▶ _GOAL_:
Copy out each line exactly; pictures stay out of the copy.

▶ _COLLECTED DATA_:
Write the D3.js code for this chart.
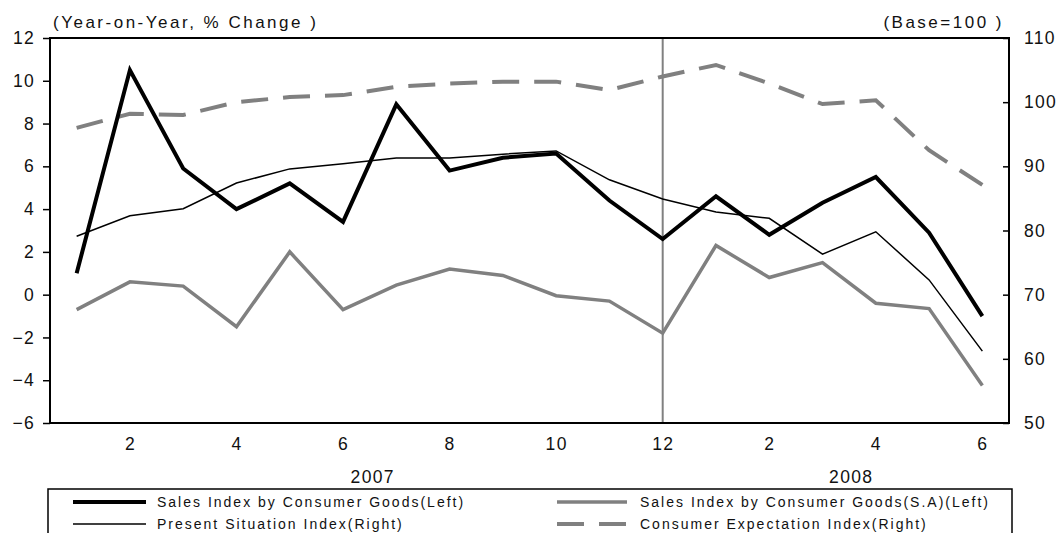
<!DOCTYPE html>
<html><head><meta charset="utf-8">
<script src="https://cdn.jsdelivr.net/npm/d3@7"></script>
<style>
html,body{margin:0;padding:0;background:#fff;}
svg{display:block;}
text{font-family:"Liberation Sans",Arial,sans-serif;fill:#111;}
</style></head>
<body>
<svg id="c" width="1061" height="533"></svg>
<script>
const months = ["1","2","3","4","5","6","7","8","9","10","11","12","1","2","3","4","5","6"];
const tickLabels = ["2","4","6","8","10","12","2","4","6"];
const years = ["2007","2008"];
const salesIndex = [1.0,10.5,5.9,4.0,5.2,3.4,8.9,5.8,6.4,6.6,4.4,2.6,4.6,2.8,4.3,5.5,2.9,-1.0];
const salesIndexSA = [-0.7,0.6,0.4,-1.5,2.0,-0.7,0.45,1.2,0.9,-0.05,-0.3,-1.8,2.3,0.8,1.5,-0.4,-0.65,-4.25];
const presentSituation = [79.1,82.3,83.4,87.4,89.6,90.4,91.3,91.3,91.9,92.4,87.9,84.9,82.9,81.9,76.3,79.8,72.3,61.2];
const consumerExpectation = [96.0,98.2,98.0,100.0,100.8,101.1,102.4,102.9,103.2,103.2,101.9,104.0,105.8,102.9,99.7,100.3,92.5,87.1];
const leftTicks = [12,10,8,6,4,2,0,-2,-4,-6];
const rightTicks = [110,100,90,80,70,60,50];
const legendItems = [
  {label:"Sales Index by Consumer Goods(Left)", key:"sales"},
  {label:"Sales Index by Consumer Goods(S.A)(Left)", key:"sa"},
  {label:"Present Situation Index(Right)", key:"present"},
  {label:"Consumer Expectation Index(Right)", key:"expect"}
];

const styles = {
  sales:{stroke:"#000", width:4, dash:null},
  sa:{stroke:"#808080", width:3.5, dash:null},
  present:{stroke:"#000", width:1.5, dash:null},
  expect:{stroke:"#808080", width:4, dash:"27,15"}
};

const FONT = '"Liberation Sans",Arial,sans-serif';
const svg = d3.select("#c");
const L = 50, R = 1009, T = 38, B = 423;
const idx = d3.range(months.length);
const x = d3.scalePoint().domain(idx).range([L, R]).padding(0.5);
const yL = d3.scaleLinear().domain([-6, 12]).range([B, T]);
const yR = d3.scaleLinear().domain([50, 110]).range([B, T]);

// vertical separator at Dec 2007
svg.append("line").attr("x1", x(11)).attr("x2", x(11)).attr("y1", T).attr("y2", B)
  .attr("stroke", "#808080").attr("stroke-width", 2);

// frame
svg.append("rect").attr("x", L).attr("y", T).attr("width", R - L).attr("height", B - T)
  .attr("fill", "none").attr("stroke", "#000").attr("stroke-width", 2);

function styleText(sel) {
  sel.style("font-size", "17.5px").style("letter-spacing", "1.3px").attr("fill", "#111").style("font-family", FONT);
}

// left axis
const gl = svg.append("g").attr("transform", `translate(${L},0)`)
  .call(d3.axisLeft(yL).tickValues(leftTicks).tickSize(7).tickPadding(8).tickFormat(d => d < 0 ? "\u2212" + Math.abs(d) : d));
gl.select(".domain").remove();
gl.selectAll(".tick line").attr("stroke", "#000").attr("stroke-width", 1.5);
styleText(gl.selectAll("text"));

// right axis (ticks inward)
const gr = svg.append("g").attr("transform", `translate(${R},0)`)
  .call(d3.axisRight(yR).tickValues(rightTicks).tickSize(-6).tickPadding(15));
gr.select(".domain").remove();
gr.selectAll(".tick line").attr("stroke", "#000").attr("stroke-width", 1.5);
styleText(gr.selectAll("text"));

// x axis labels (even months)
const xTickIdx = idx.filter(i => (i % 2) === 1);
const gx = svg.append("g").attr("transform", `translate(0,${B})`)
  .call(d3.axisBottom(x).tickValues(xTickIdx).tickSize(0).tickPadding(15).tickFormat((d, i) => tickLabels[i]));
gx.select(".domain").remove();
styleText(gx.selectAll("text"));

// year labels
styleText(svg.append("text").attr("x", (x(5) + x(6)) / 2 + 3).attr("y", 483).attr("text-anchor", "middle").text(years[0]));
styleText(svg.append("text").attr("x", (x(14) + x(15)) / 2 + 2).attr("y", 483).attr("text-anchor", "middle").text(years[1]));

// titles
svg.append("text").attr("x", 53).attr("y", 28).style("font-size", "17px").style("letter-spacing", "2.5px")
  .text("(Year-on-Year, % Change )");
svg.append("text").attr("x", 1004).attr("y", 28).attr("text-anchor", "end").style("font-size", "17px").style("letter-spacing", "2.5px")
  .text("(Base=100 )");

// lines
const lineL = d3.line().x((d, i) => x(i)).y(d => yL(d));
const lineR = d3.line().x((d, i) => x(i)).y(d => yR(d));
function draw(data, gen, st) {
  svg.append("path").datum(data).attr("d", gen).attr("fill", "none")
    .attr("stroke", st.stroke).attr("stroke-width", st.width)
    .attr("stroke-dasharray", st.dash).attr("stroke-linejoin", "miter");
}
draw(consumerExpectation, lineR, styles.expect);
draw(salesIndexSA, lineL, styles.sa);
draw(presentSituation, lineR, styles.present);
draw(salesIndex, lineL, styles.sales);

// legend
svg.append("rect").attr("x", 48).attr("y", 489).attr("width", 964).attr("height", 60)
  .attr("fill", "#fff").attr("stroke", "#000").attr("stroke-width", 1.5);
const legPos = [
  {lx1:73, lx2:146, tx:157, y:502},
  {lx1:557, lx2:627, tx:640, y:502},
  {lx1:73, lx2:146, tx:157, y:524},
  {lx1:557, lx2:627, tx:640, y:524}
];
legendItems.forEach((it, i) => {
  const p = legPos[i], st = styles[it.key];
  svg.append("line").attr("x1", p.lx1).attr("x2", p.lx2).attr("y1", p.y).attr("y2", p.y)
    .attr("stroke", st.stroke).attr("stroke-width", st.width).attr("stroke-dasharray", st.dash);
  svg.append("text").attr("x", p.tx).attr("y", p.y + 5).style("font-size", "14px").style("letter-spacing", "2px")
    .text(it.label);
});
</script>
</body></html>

▶ _SOLUTION_:
Write the D3.js code for this chart.
<!DOCTYPE html>
<html><head><meta charset="utf-8">
<script src="https://cdn.jsdelivr.net/npm/d3@7"></script>
<style>
html,body{margin:0;padding:0;background:#fff;}
svg{display:block;}
text{font-family:"Liberation Sans",Arial,sans-serif;fill:#111;}
</style></head>
<body>
<svg id="c" width="1061" height="533"></svg>
<script>
const months = ["1","2","3","4","5","6","7","8","9","10","11","12","1","2","3","4","5","6"];
const tickLabels = ["2","4","6","8","10","12","2","4","6"];
const years = ["2007","2008"];
const salesIndex = [1.0,10.5,5.9,4.0,5.2,3.4,8.9,5.8,6.4,6.6,4.4,2.6,4.6,2.8,4.3,5.5,2.9,-1.0];
const salesIndexSA = [-0.7,0.6,0.4,-1.5,2.0,-0.7,0.45,1.2,0.9,-0.05,-0.3,-1.8,2.3,0.8,1.5,-0.4,-0.65,-4.25];
const presentSituation = [79.1,82.3,83.4,87.4,89.6,90.4,91.3,91.3,91.9,92.4,87.9,84.9,82.9,81.9,76.3,79.8,72.3,61.2];
const consumerExpectation = [96.0,98.2,98.0,100.0,100.8,101.1,102.4,102.9,103.2,103.2,101.9,104.0,105.8,102.9,99.7,100.3,92.5,87.1];
const leftTicks = [12,10,8,6,4,2,0,-2,-4,-6];
const rightTicks = [110,100,90,80,70,60,50];
const legendItems = [
  {label:"Sales Index by Consumer Goods(Left)", key:"sales"},
  {label:"Sales Index by Consumer Goods(S.A)(Left)", key:"sa"},
  {label:"Present Situation Index(Right)", key:"present"},
  {label:"Consumer Expectation Index(Right)", key:"expect"}
];

const styles = {
  sales:{stroke:"#000", width:4, dash:null},
  sa:{stroke:"#808080", width:3.5, dash:null},
  present:{stroke:"#000", width:1.5, dash:null},
  expect:{stroke:"#808080", width:4, dash:"27,15"}
};

const FONT = '"Liberation Sans",Arial,sans-serif';
const svg = d3.select("#c");
const L = 50, R = 1009, T = 38, B = 423;
const idx = d3.range(months.length);
const x = d3.scalePoint().domain(idx).range([L, R]).padding(0.5);
const yL = d3.scaleLinear().domain([-6, 12]).range([B, T]);
const yR = d3.scaleLinear().domain([50, 110]).range([B, T]);

// vertical separator at Dec 2007
svg.append("line").attr("x1", x(11)).attr("x2", x(11)).attr("y1", T).attr("y2", B)
  .attr("stroke", "#808080").attr("stroke-width", 2);

// frame
svg.append("rect").attr("x", L).attr("y", T).attr("width", R - L).attr("height", B - T)
  .attr("fill", "none").attr("stroke", "#000").attr("stroke-width", 2);

function styleText(sel) {
  sel.style("font-size", "17.5px").style("letter-spacing", "1.3px").attr("fill", "#111").style("font-family", FONT);
}

// left axis
const gl = svg.append("g").attr("transform", `translate(${L},0)`)
  .call(d3.axisLeft(yL).tickValues(leftTicks).tickSize(7).tickPadding(8).tickFormat(d => d < 0 ? "\u2212" + Math.abs(d) : d));
gl.select(".domain").remove();
gl.selectAll(".tick line").attr("stroke", "#000").attr("stroke-width", 1.5);
styleText(gl.selectAll("text"));

// right axis (ticks inward)
const gr = svg.append("g").attr("transform", `translate(${R},0)`)
  .call(d3.axisRight(yR).tickValues(rightTicks).tickSize(-6).tickPadding(15));
gr.select(".domain").remove();
gr.selectAll(".tick line").attr("stroke", "#000").attr("stroke-width", 1.5);
styleText(gr.selectAll("text"));

// x axis labels (even months)
const xTickIdx = idx.filter(i => (i % 2) === 1);
const gx = svg.append("g").attr("transform", `translate(0,${B})`)
  .call(d3.axisBottom(x).tickValues(xTickIdx).tickSize(0).tickPadding(15).tickFormat((d, i) => tickLabels[i]));
gx.select(".domain").remove();
styleText(gx.selectAll("text"));

// year labels
styleText(svg.append("text").attr("x", (x(5) + x(6)) / 2 + 3).attr("y", 483).attr("text-anchor", "middle").text(years[0]));
styleText(svg.append("text").attr("x", (x(14) + x(15)) / 2 + 2).attr("y", 483).attr("text-anchor", "middle").text(years[1]));

// titles
svg.append("text").attr("x", 53).attr("y", 28).style("font-size", "17px").style("letter-spacing", "2.5px")
  .text("(Year-on-Year, % Change )");
svg.append("text").attr("x", 1004).attr("y", 28).attr("text-anchor", "end").style("font-size", "17px").style("letter-spacing", "2.5px")
  .text("(Base=100 )");

// lines
const lineL = d3.line().x((d, i) => x(i)).y(d => yL(d));
const lineR = d3.line().x((d, i) => x(i)).y(d => yR(d));
function draw(data, gen, st) {
  svg.append("path").datum(data).attr("d", gen).attr("fill", "none")
    .attr("stroke", st.stroke).attr("stroke-width", st.width)
    .attr("stroke-dasharray", st.dash).attr("stroke-linejoin", "miter");
}
draw(consumerExpectation, lineR, styles.expect);
draw(salesIndexSA, lineL, styles.sa);
draw(presentSituation, lineR, styles.present);
draw(salesIndex, lineL, styles.sales);

// legend
svg.append("rect").attr("x", 48).attr("y", 489).attr("width", 964).attr("height", 60)
  .attr("fill", "#fff").attr("stroke", "#000").attr("stroke-width", 1.5);
const legPos = [
  {lx1:73, lx2:146, tx:157, y:502},
  {lx1:557, lx2:627, tx:640, y:502},
  {lx1:73, lx2:146, tx:157, y:524},
  {lx1:557, lx2:627, tx:640, y:524}
];
legendItems.forEach((it, i) => {
  const p = legPos[i], st = styles[it.key];
  svg.append("line").attr("x1", p.lx1).attr("x2", p.lx2).attr("y1", p.y).attr("y2", p.y)
    .attr("stroke", st.stroke).attr("stroke-width", st.width).attr("stroke-dasharray", st.dash);
  svg.append("text").attr("x", p.tx).attr("y", p.y + 5).style("font-size", "14px").style("letter-spacing", "2px")
    .text(it.label);
});
</script>
</body></html>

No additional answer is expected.